What to do | Extract the lines from the first one in the records below through the line containing "size=92, color=BLUE))", keeping both ends and leaving out any pictures.

Start

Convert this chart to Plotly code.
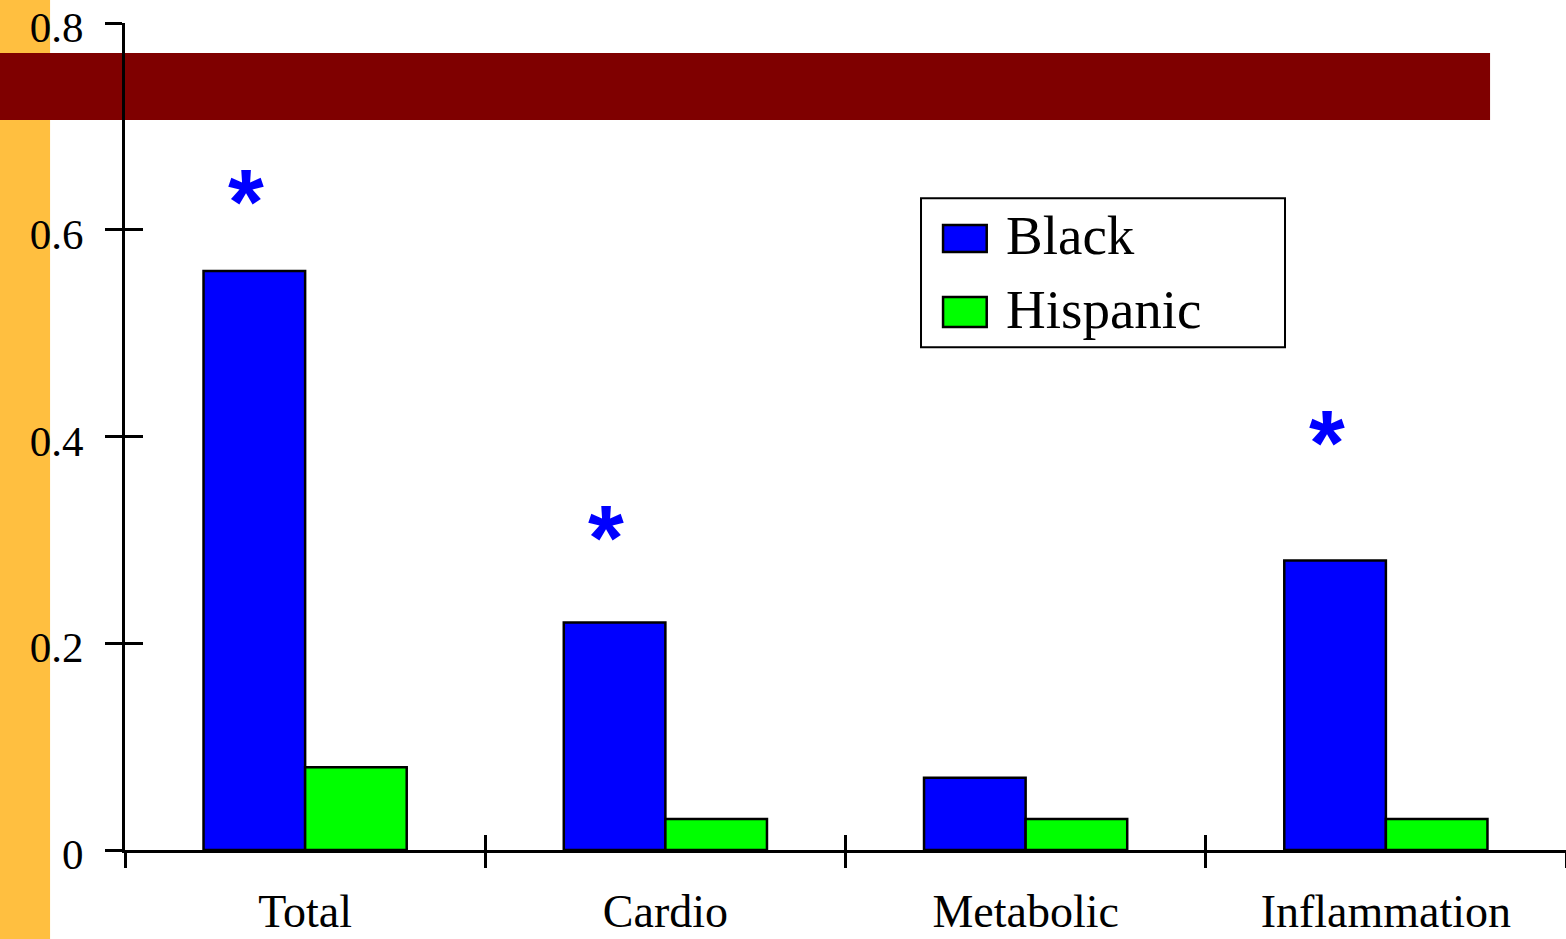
import plotly.graph_objects as go

# Group means by component
categories = ["Total", "Cardio", "Metabolic", "Inflammation"]
black = [0.56, 0.22, 0.07, 0.28]
hispanic = [0.08, 0.03, 0.03, 0.03]

# Significance markers (category, height of the star)
star_cats = ["Total", "Cardio", "Inflammation"]
star_y = [0.627, 0.302, 0.394]

y_ticks = [0, 0.2, 0.4, 0.6, 0.8]
y_tick_text = ["0", "0.2", "0.4", "0.6", "0.8"]
boundaries = [-0.5, 0.5, 1.5, 2.5]

SERIF = "Liberation Serif, Times New Roman, serif"
BLUE = "#0000FF"
GREEN = "#00FF00"

fig = go.Figure()
fig.add_trace(go.Bar(x=categories, y=black, name="Black",
                     marker=dict(color=BLUE, line=dict(color="black", width=2.5))))
fig.add_trace(go.Bar(x=categories, y=hispanic, name="Hispanic",
                     marker=dict(color=GREEN, line=dict(color="black", width=2.5))))
# empty trace so the overlay axes (inner tick halves) get drawn
fig.add_trace(go.Scatter(x=[None], y=[None], xaxis="x2", yaxis="y2", mode="markers",
                         showlegend=False, hoverinfo="skip"))

# Stars above the Black bars
for c, yv in zip(star_cats, star_y):
    fig.add_annotation(x=c, y=yv, xref="x", yref="y", text="<b>*</b>", showarrow=False,
                       xshift=-59, font=dict(family="Liberation Sans, Arial, sans-serif",
                                             size=92, color=BLUE))

shapes = [
    # left accent strip
    dict(type="rect", xref="paper", yref="paper", x0=-0.0868, x1=-0.052, y0=-0.11, y1=1.03,
         fillcolor="#FFBF40", line=dict(width=0), layer="below"),
    # title band
    dict(type="rect", xref="paper", yref="paper", x0=-0.0868, x1=0.9473, y0=0.8827, y1=0.9637,
         fillcolor="#7F0000", line=dict(width=0), layer="below"),
    # legend frame
    dict(type="rect", xref="paper", yref="paper", x0=0.5524, x1=0.805, y0=0.608, y1=0.788,
         fillcolor="white", line=dict(color="black", width=2)),
    # legend swatches
    dict(type="rect", xref="paper", yref="paper", x0=0.5677, x1=0.598, y0=0.7231, y1=0.7557,
         fillcolor=BLUE, line=dict(color="black", width=2.5)),
    dict(type="rect", xref="paper", yref="paper", x0=0.5677, x1=0.598, y0=0.6324, y1=0.6687,
         fillcolor=GREEN, line=dict(color="black", width=2.5)),
]
fig.update_layout(shapes=shapes)

for label, yp in [("Black", 0.743), ("Hispanic", 0.654)]:
    fig.add_annotation(x=0.61, y=yp, xref="paper", yref="paper", xanchor="left", yanchor="middle",
                       text=label, showarrow=False, font=dict(family=SERIF, size=55, color="black"))

fig.update_layout(
    width=1566, height=939, autosize=False,
    margin=dict(l=125, r=0, t=23, b=89),
    paper_bgcolor="white", plot_bgcolor="white",
    barmode="group", bargap=0.436, bargroupgap=0,
    showlegend=False,
    font=dict(family=SERIF, color="black"),
    xaxis=dict(type="category", categoryorder="array", categoryarray=categories,
               range=[-0.5, 3.5], showgrid=False, zeroline=False, automargin=False,
               showline=True, linecolor="black", linewidth=3,
               ticks="outside", ticklen=15, tickwidth=3, tickcolor="black",
               tickson="boundaries", tickfont=dict(family=SERIF, size=46, color="black"),
               ticklabelstandoff=19, ticklabeloverflow="allow"),
    xaxis2=dict(overlaying="x", anchor="y", side="bottom", range=[-0.5, 3.5],
                tickmode="array", tickvals=boundaries, ticks="inside", automargin=False,
                ticklen=15, tickwidth=3, tickcolor="black", showticklabels=False,
                showgrid=False, zeroline=False, showline=False),
    yaxis=dict(range=[0, 0.8], tickmode="array", tickvals=y_ticks, ticktext=y_tick_text,
               showgrid=False, zeroline=False, showline=True, linecolor="black", linewidth=3,
               automargin=False, ticks="outside", ticklen=17, tickwidth=3, tickcolor="black",
               tickfont=dict(family=SERIF, size=43, color="black"), ticklabelstandoff=13,
               ticklabelshift=4, ticklabeloverflow="allow"),
    yaxis2=dict(overlaying="y", anchor="x", side="left", range=[0, 0.8], automargin=False,
                tickmode="array", tickvals=y_ticks, ticks="inside", ticklen=18, tickwidth=3,
                tickcolor="black", showticklabels=False, showgrid=False, zeroline=False,
                showline=False),
)

fig.write_html("out.html")
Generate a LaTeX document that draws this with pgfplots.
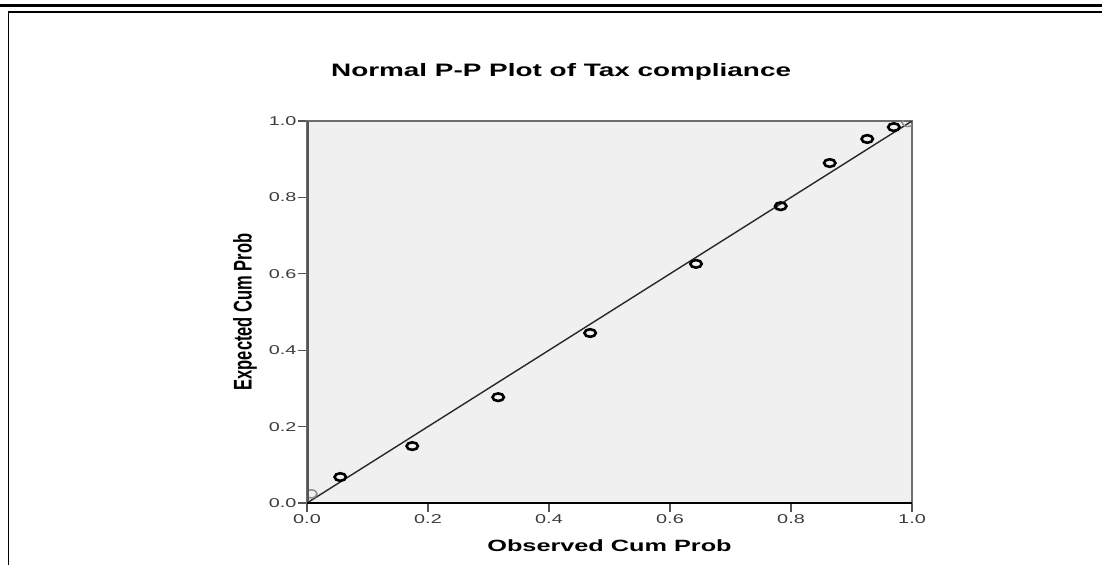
\documentclass[border=0pt]{standalone}
\usepackage{graphicx}
\usepackage{fontspec}
\setmainfont{Liberation Sans}[FakeStretch=1.55]
\newfontfamily\plainsans{Liberation Sans}
\usepackage{pgfplots}
\pgfplotsset{compat=1.18}
\definecolor{bgray}{RGB}{240,240,240}
\definecolor{spine}{RGB}{85,85,85}
\definecolor{spinelight}{RGB}{110,110,110}
\definecolor{ticklab}{RGB}{60,60,60}
\definecolor{fitline}{RGB}{40,40,40}
\definecolor{ghost}{RGB}{140,140,140}
\begin{document}
\begin{tikzpicture}
\useasboundingbox (0,0) rectangle (1102pt,565pt);
% frame lines
\draw[line width=2.5pt,black] (0,559.5pt) -- (1102pt,559.5pt);
\draw[line width=1.2pt,black] (8.3pt,553pt) -- (1102pt,553pt);
\draw[line width=1.5pt,black] (8.3pt,553pt) -- (8.3pt,0);
\begin{axis}[
  at={(307pt,62pt)}, anchor=south west,
  scale only axis, width=605pt, height=382pt,
  xmin=0, xmax=1, ymin=0, ymax=1,
  xtick={0,0.2,0.4,0.6,0.8,1.0},
  ytick={0,0.2,0.4,0.6,0.8,1.0},
  xticklabels={0.0,0.2,0.4,0.6,0.8,1.0},
  yticklabels={0.0,0.2,0.4,0.6,0.8,1.0},
  /pgf/number format/assume math mode=true,
  tick label style={font=\fontsize{12.8}{14}\selectfont, text=ticklab},
  xticklabel style={yshift=1pt},
  yticklabel style={xshift=2pt},
  tick align=outside,
  major tick length=9pt,
  xtick pos=bottom, ytick pos=left,
  x tick style={line width=2.2pt, spine},
  y tick style={line width=1.2pt, spine},
  axis background/.style={fill=bgray},
  axis line style={line width=1.3pt, spinelight},
  clip marker paths=true,
  title={\bfseries Normal P-P Plot of Tax compliance},
  title style={font=\fontsize{18}{20}\selectfont, at={(axis description cs:0.42,1.0995)}, anchor=base},
  xlabel={\bfseries Observed Cum Prob},
  xlabel style={font=\fontsize{16.3}{18}\selectfont, at={(axis description cs:0.5,-0.1257)}, anchor=base},
  ylabel={\scalebox{1}[1.55]{\plainsans\bfseries\fontsize{16.5}{18}\selectfont Expected Cum Prob}},
  ylabel style={at={(axis description cs:-0.1025,0.5)}, anchor=center, rotate=0},
]
\addplot[fitline, line width=1.4pt, forget plot] coordinates {(0,0) (1,1)};
\addplot[only marks, ghost, mark=o, mark size=4pt, mark options={xscale=1.45, line width=1.5pt}] coordinates {
  (0.007,0.024) (0.993,0.996)
};
\addplot[only marks, black, mark=o, mark size=3.8pt, mark options={xscale=1.5, line width=2.6pt}] coordinates {
  (0.055,0.068)
  (0.174,0.149)
  (0.316,0.277)
  (0.468,0.445)
  (0.643,0.626)
  (0.783,0.777)
  (0.864,0.890)
  (0.926,0.953)
  (0.970,0.984)
};
\draw[line width=3pt, spine] (rel axis cs:0,0) -- (rel axis cs:0,1);
\draw[line width=2pt, black] (rel axis cs:0,0) -- (rel axis cs:1,0);
\end{axis}
\end{tikzpicture}
\end{document}
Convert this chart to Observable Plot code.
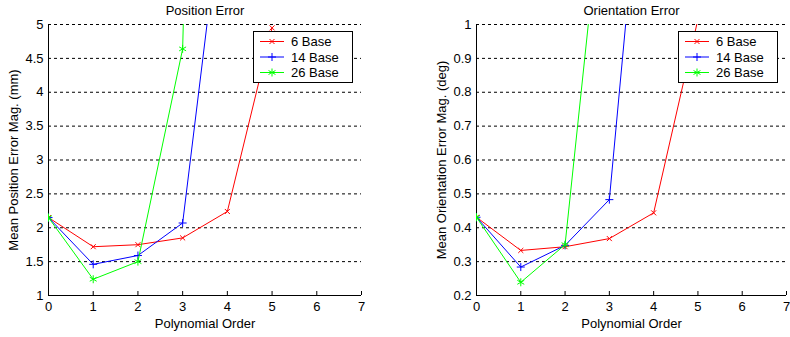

End

Result |
Convert this chart to Plotly code.
import plotly.graph_objects as go

# Group means by component
categories = ["Total", "Cardio", "Metabolic", "Inflammation"]
black = [0.56, 0.22, 0.07, 0.28]
hispanic = [0.08, 0.03, 0.03, 0.03]

# Significance markers (category, height of the star)
star_cats = ["Total", "Cardio", "Inflammation"]
star_y = [0.627, 0.302, 0.394]

y_ticks = [0, 0.2, 0.4, 0.6, 0.8]
y_tick_text = ["0", "0.2", "0.4", "0.6", "0.8"]
boundaries = [-0.5, 0.5, 1.5, 2.5]

SERIF = "Liberation Serif, Times New Roman, serif"
BLUE = "#0000FF"
GREEN = "#00FF00"

fig = go.Figure()
fig.add_trace(go.Bar(x=categories, y=black, name="Black",
                     marker=dict(color=BLUE, line=dict(color="black", width=2.5))))
fig.add_trace(go.Bar(x=categories, y=hispanic, name="Hispanic",
                     marker=dict(color=GREEN, line=dict(color="black", width=2.5))))
# empty trace so the overlay axes (inner tick halves) get drawn
fig.add_trace(go.Scatter(x=[None], y=[None], xaxis="x2", yaxis="y2", mode="markers",
                         showlegend=False, hoverinfo="skip"))

# Stars above the Black bars
for c, yv in zip(star_cats, star_y):
    fig.add_annotation(x=c, y=yv, xref="x", yref="y", text="<b>*</b>", showarrow=False,
                       xshift=-59, font=dict(family="Liberation Sans, Arial, sans-serif",
                                             size=92, color=BLUE))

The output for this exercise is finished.